▸ Aim of the task
Scan the material that follows. Copy every line containing the word "this".

-------- Data supplied --------

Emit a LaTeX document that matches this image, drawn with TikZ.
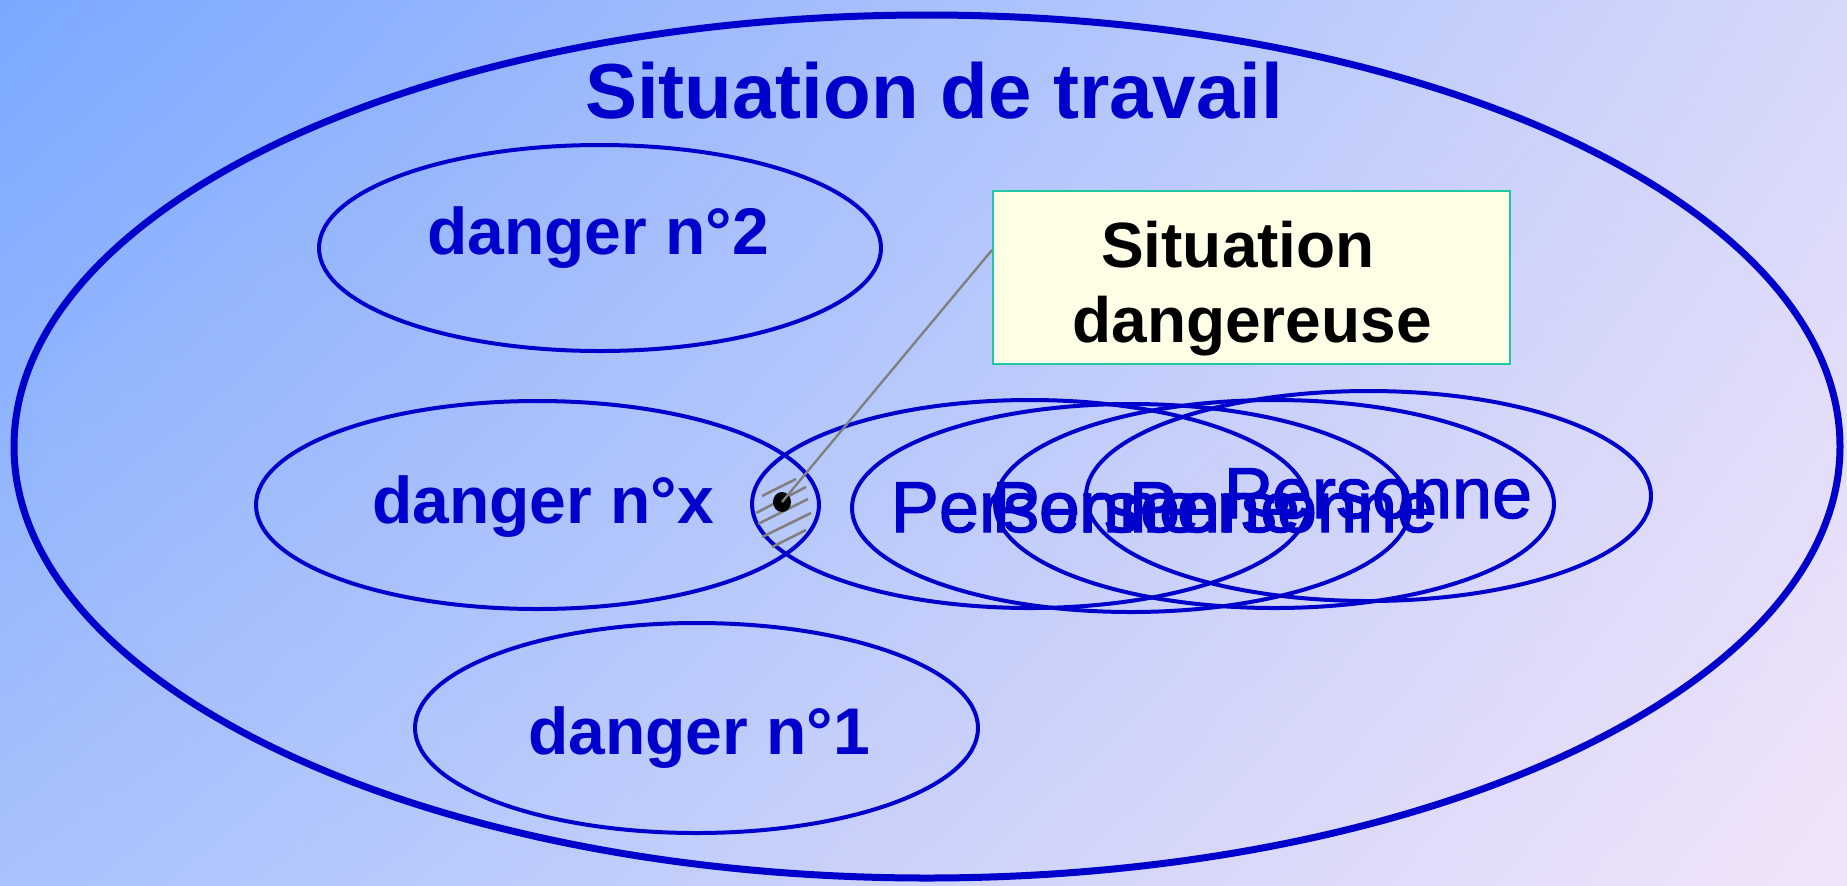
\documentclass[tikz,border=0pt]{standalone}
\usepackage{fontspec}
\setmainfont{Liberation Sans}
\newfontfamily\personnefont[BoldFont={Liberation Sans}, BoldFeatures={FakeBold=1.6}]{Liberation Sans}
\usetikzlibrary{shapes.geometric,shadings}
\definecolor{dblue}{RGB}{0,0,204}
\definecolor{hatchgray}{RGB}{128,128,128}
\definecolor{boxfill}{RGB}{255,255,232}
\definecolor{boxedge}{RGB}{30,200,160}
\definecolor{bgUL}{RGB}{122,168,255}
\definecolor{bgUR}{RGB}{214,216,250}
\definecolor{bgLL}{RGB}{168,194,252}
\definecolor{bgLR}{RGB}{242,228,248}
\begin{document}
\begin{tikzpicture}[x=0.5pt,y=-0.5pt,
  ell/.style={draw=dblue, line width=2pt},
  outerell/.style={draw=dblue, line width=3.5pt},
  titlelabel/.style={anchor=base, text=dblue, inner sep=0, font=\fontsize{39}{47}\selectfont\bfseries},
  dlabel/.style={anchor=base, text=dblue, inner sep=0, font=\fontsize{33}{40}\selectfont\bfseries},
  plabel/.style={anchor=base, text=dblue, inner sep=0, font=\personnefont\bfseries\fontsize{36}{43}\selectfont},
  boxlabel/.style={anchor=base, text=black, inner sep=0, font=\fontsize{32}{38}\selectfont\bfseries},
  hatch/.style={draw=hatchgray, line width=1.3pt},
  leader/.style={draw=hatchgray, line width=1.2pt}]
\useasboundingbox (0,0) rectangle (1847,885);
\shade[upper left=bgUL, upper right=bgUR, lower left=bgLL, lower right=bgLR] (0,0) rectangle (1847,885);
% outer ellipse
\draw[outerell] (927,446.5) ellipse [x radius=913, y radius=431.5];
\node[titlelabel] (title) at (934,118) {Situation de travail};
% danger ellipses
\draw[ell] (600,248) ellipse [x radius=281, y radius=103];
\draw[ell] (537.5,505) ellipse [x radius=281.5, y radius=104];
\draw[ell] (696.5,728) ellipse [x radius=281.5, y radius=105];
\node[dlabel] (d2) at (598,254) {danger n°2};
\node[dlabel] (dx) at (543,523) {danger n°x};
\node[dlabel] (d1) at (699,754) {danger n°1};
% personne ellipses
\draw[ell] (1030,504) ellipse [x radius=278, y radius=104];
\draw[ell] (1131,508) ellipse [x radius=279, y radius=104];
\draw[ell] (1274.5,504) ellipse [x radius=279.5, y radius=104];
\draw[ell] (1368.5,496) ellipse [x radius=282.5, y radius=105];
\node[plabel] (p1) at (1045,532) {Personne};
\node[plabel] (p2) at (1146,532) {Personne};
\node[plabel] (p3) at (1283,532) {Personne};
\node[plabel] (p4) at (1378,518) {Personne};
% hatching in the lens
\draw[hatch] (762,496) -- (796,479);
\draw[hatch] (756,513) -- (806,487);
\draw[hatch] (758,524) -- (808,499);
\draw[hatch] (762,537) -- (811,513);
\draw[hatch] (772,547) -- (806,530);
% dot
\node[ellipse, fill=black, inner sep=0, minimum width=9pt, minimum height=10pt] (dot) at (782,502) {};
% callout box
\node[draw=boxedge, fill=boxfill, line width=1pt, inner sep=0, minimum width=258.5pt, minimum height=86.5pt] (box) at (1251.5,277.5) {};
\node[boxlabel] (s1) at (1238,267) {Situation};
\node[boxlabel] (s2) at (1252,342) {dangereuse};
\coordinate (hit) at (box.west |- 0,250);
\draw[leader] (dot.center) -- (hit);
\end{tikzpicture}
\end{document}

--------
-------- Data supplied --------

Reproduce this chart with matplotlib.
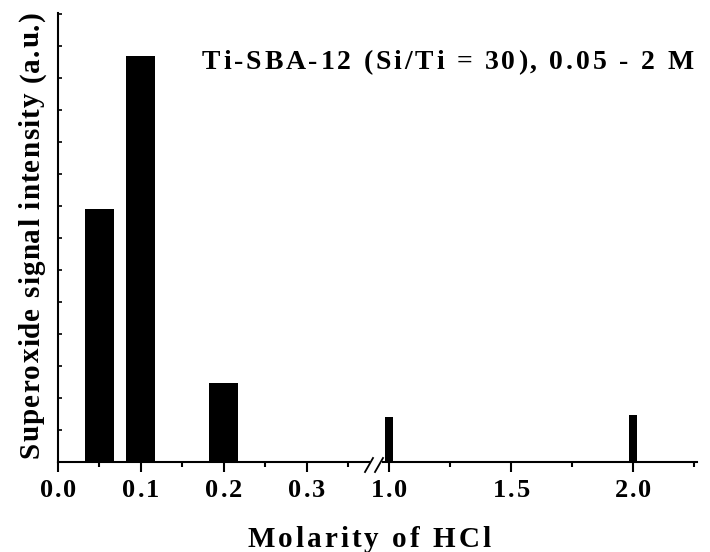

--------

▸ Complete answer
Emit a LaTeX document that matches this image, drawn with TikZ.
Reproduce this chart with matplotlib.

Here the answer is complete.